The Malian soldiers who forced President Ibrahim Boubacar Keita to resign in a coup promised early Wednesday to organize new elections after their takeover was swiftly condemned by the international community.

In a statement carried overnight on state broadcaster ORTM, the mutinous soldiers who staged Tuesday’s military coup identified themselves as the National Committee for the Salvation of the People led by Colonel Major Ismael Wagué.

“With you, standing as one, we can restore this country to its former greatness,” Wagué said, announcing that borders were closed and that a curfew was going into effect from 9 p.m. to 5 a.m

The news of Keita’s departure was met with jubilation by anti-government demonstrators in the capital, Bamako, and alarm by former colonial ruler France and other allies and foreign nations.

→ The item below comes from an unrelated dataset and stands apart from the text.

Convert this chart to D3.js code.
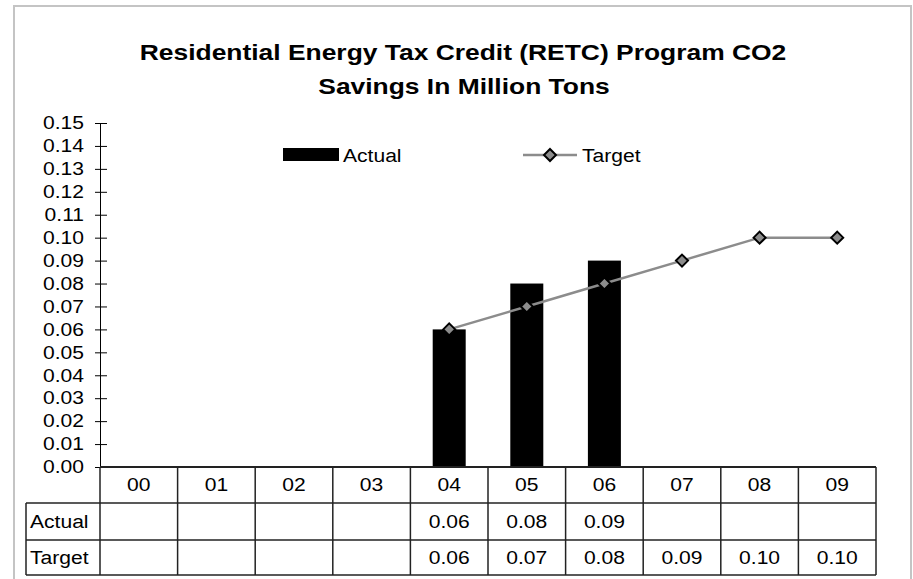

The U.N. Security Council scheduled a closed meeting Wednesday August 19, 2020 afternoon to discuss the unfolding situation in Mali, where the U.N. has a 15,600-strong peacekeeping mission. Keita, who was democratically elected in a 2013 landslide and re-elected five years later, still had three years left in his term.

But his popularity had plummeted, and demonstrators began taking to the streets calling for his ouster in June.

West African regional bloc ECOWAS had sent mediators to try and negotiate a unity government but those talks fell apart when it became clear that the protesters would not accept less than Keita’s resignation.